Houston City Council voted 9-7 to approve tougher development rules for new homes built inside of the 500-year floodplain.

HOUSTON — More than seven months after Hurricane Harvey damaged more than 300,000 housing units, Houston City Council on Wednesday narrowly passed tougher rules for building new homes inside floodplains.

Mayor Sylvester Turner called the vote a “defining moment” for the city, adding 84 percent of the homes that flooded during Harvey would have been spared had they been built under these tougher standards.

Related: Harris County tightens development rules in floodplains

The 9-7 vote followed more than three hours of often heated debate after weeks of lobbying from developers.

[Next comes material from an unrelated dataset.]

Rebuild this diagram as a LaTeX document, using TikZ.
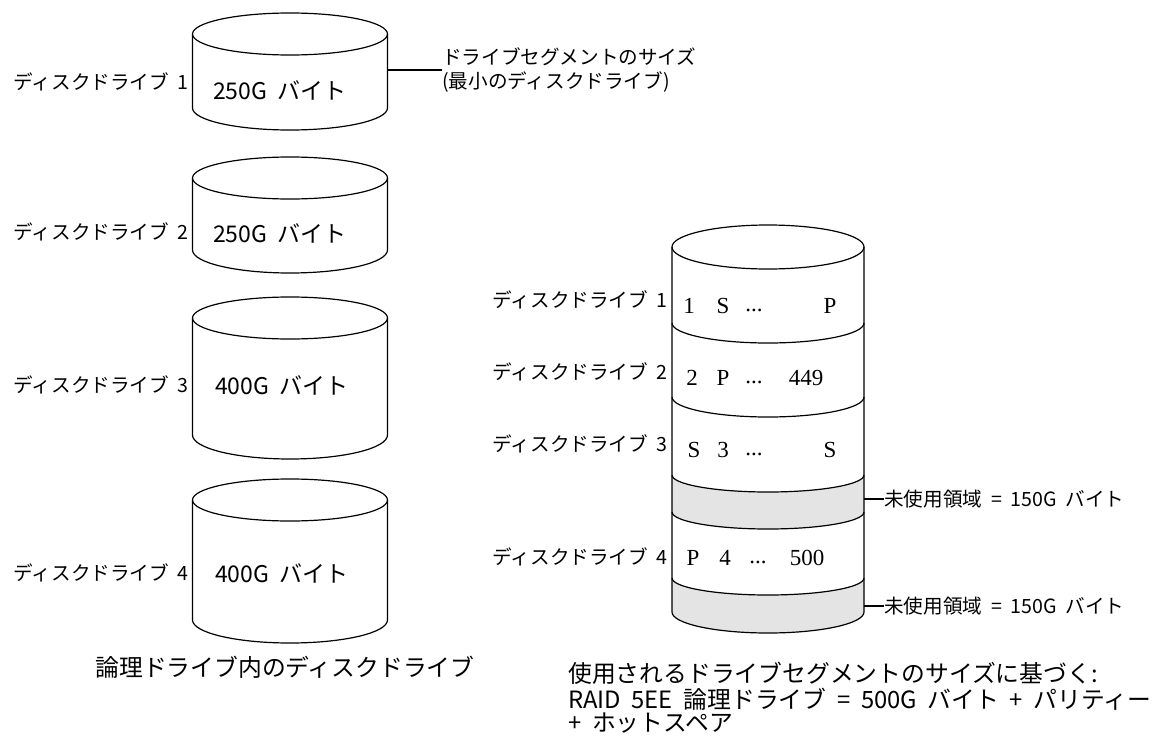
\documentclass[tikz,border=0pt]{standalone}
\usepackage{fontspec}
\newfontfamily\jpfont{Noto Sans CJK JP}
\newfontfamily\serfont{Liberation Serif}
\newcommand\hs{\hspace{0.45em}}
\definecolor{unused}{HTML}{E4E4E4}
\tikzset{
  outline/.style={draw=black, line width=1.2pt},
  band/.style={fill=unused, draw=none},
  lbl/.style={font=\jpfont\fontsize{19.6}{23.5}\selectfont, inner sep=0pt},
  sizetxt/.style={font=\jpfont\fontsize{23}{26}\selectfont, inner sep=0pt, anchor=west},
  captxt/.style={font=\jpfont\fontsize{23.8}{26}\selectfont, inner sep=0pt},
  cell/.style={font=\serfont\fontsize{23}{26}\selectfont, inner sep=0pt},
  lead/.style={draw=black, line width=1.2pt},
}
\begin{document}
\begin{tikzpicture}[x=1pt,y=-1pt]
\useasboundingbox[fill=white] (0,0) rectangle (1152,736);

% ---------- left cylinders ----------
\foreach \yt/\yb/\rb in {34/108/22, 178/250/23, 318/435/24, 500/620/23}{
  \draw[outline] (192.5,\yt) -- (192.5,\yb)
     arc[start angle=180,end angle=0,x radius=97.5,y radius=\rb] -- (387.5,\yt);
  \draw[outline] (290,\yt) ellipse[x radius=97.5,y radius=21];
}

\node[lbl,anchor=east] (l1) at (189,82) {ディスクドライブ\hs 1};
\node[lbl,anchor=east] (l2) at (189,232) {ディスクドライブ\hs 2};
\node[lbl,anchor=east] (l3) at (189,385) {ディスクドライブ\hs 3};
\node[lbl,anchor=east] (l4) at (189,573) {ディスクドライブ\hs 4};

\node[sizetxt] (s1) at (213,90) {250G\hs バイト};
\node[sizetxt] (s2) at (213,233) {250G\hs バイト};
\node[sizetxt] (s3) at (215,385) {400G\hs バイト};
\node[sizetxt] (s4) at (215,573) {400G\hs バイト};

\coordinate (c1r) at (387.5,70);
\node[lbl,anchor=west,align=left] (seg) at (442,70)
  {ドライブセグメントのサイズ\\(最小のディスクドライブ)};
\draw[lead] (c1r) -- (seg.west);

\node[captxt] (capl) at (285,667) {論理ドライブ内のディスクドライブ};

% ---------- right cylinder ----------
\fill[band] (672,475) arc[start angle=180,end angle=0,x radius=96,y radius=17]
   -- (864,512) arc[start angle=0,end angle=180,x radius=96,y radius=17] -- cycle;
\fill[band] (672,578) arc[start angle=180,end angle=0,x radius=96,y radius=17]
   -- (864,612) arc[start angle=0,end angle=180,x radius=96,y radius=21] -- cycle;

\draw[outline] (672,247) -- (672,612)
   arc[start angle=180,end angle=0,x radius=96,y radius=21] -- (864,247);
\draw[outline] (768,247) ellipse[x radius=96,y radius=22];
\draw[outline] (672,323) arc[start angle=180,end angle=0,x radius=96,y radius=20];
\draw[outline] (672,397) arc[start angle=180,end angle=0,x radius=96,y radius=20];
\draw[outline] (672,475) arc[start angle=180,end angle=0,x radius=96,y radius=17];
\draw[outline] (672,512) arc[start angle=180,end angle=0,x radius=96,y radius=17];
\draw[outline] (672,578) arc[start angle=180,end angle=0,x radius=96,y radius=17];

\node[lbl,anchor=east] (r1) at (668,300) {ディスクドライブ\hs 1};
\node[lbl,anchor=east] (r2) at (668,372) {ディスクドライブ\hs 2};
\node[lbl,anchor=east] (r3) at (668,444) {ディスクドライブ\hs 3};
\node[lbl,anchor=east] (r4) at (668,557) {ディスクドライブ\hs 4};

\node[cell] (a1) at (689,306) {1};
\node[cell] (a2) at (723,306) {S};
\node[cell] (a3) at (754,310) {...};
\node[cell] (a4) at (830,306) {P};

\node[cell] (b1) at (692,378) {2};
\node[cell] (b2) at (723,378) {P};
\node[cell] (b3) at (754,382) {...};
\node[cell] (b4) at (806,378) {449};

\node[cell] (c1) at (694,450) {S};
\node[cell] (c2) at (723,450) {3};
\node[cell] (c3) at (754,454) {...};
\node[cell] (c4) at (830,450) {S};

\node[cell] (d1) at (693,558) {P};
\node[cell] (d2) at (725,558) {4};
\node[cell] (d3) at (758,562) {...};
\node[cell] (d4) at (807,558) {500};

\coordinate (u1r) at (864,499);
\coordinate (u2r) at (864,606);
\node[lbl,anchor=west] (u1) at (884,499) {未使用領域\hs=\hs 150G\hs バイト};
\node[lbl,anchor=west] (u2) at (884,606) {未使用領域\hs=\hs 150G\hs バイト};
\draw[lead] (u1r) -- (u1.west);
\draw[lead] (u2r) -- (u2.west);

\node[captxt,anchor=west] (capr1) at (568,673) {使用されるドライブセグメントのサイズに基づく:};
\node[captxt,anchor=west] (capr2) at (568,699) {RAID\hs 5EE\hs 論理ドライブ\hs=\hs 500G\hs バイト\hs+\hs パリティー};
\node[captxt,anchor=west] (capr3) at (568,723) {+\hs ホットスペア};
\end{tikzpicture}
\end{document}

Both sides agree something needs to change after Harvey’s destruction. However, opponents say council could have spent a few more weeks fine-tuning this bill without risking anyone’s safety.

Under current rules, Houston only regulates new homes built in the 100-year floodplain, or the area that is supposed to have a one percent chance of flooding in a given year.

Starting Sept. 1, new structures or additions of 33 percent or greater will have to be built two feet above the flood level in the 500-year floodplain, or the area that’s supposed to have a 0.2-percent chance of flooding each year. Houston suffered a “500-year flood” each year in 2015, 2016, and 2017.

Some councilmembers suggested waiting until new flood maps are drawn, while others wanted more data and discussion.

“I believe it’s hasty. I believe it’s untimely. I believe it’s being done without bringing the biggest partner to the city, which is FEMA,” said councilmember Michael Kubosh, At-Large Position 3. “We need to do something. I just don’t want to do the wrong thing. I don’t want to regulate people out of their homes.”

Mayor Turner compared this battle to the pension fight and said the longer the city waits to act, the worse off Houstonians will be.

“We’re not going to put profit over people, and we’re not going to be strangled, and we’re not going to say, ‘no’,” Turner said. “What we did today was, I think, a very balanced approach that was constructive.”

Mayor Turner called the ordinance a first step and acknowledges that a large number of homes outside of the floodplains also flooded during Harvey.

An amendment by councilmember Jack Christie that would have instead put the new building elevation at 2 feet above the 100-year level and exempted some homes that didn’t previously flood was voted down. There were concerns it could have kept flood insurance from being issued in Houston.

Ed Wolff of the Houston Association of Realtors says his group supported Christie’s amendment and said the final ordinance as passed will “impact more people negatively than it will positively.”

Wolff says some homeowners will have to elevate their house 5 to 7 feet above ground level instead of 2 to 3 feet and maintains “there is no proven value to elevating your house that high.

“The data that the mayor used was flawed at best,” said Wolff, who says the data was based on how much debris was picked up and did not account for how much water the homes took on.